A Japanese woman has been reunited with a camera she dropped in the ocean two-and-a-half years ago, after schoolchildren in Taiwan found it washed up on a beach and covered in barnacles.

Serina Tsubakihara lost her Canon camera while scuba diving off Okinawa in September 2015 when she went to the aid of a friend, and feared it had been lost forever.

This week schoolchildren on a beach-cleaning trip found what appeared to be a rock, but turned out to be the digital camera safely housed inside a waterproof case – and still perfectly functional.

Once recovered, the device even had enough battery charge remaining to power on and display the last images its owner had taken.

Serina Tsubakihara's Canon G12 camera, released from the waterproof housing that had protected it from the ocean for two-and-a-half years (EPA)

On Tuesday the children’s teacher, Park Lee, posted a number of those photos on Facebook and mere hours later Ms Tsubakihara saw them through friends, and knew her camera had been found.
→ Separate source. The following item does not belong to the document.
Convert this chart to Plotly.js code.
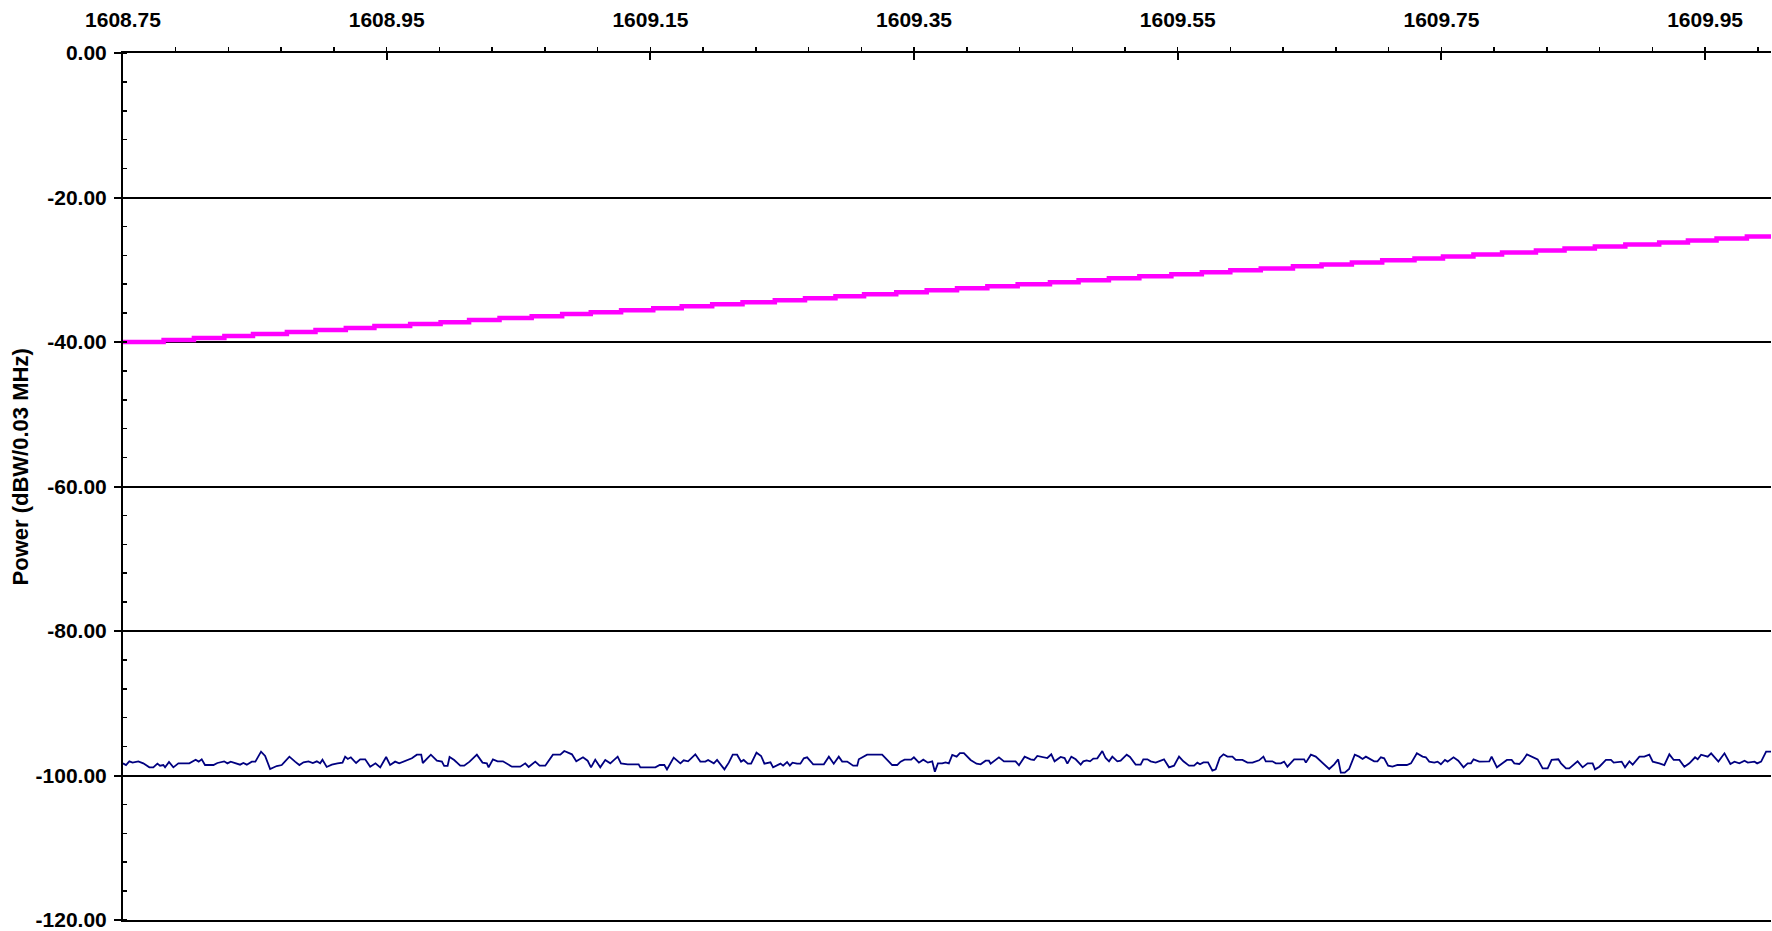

Mr Lee praised the “magical internet” in a message announcing the improbable re-discovery.

Ms Tsubakihara, a student at Sophia University in Tokyo, wrote on Facebook: “I never thought this would happen. I can’t still believe this is happening but the only thing I want to say is thank you so much for every single person who was involved with this!

“I am so lucky and happy to have such a wonderful experience to feel the kindness of people.”

Mr Lee told the BBC his class had debated what to do with the camera, found more than 150 miles away from where it was originally lost.

“Some children thought we had earned the camera and could keep [it] for ourselves. Others suggested we should try to find the owner, and so we all sat down to think about how to do that,” he said.

The group doubted whether viewing the images was the right thing to do but decided it was the only way to track down the photographer, the broadcaster reported.

Ms Tsubakihara plans to travel to Taiwan in June to meet Mr Lee and retrieve her camera.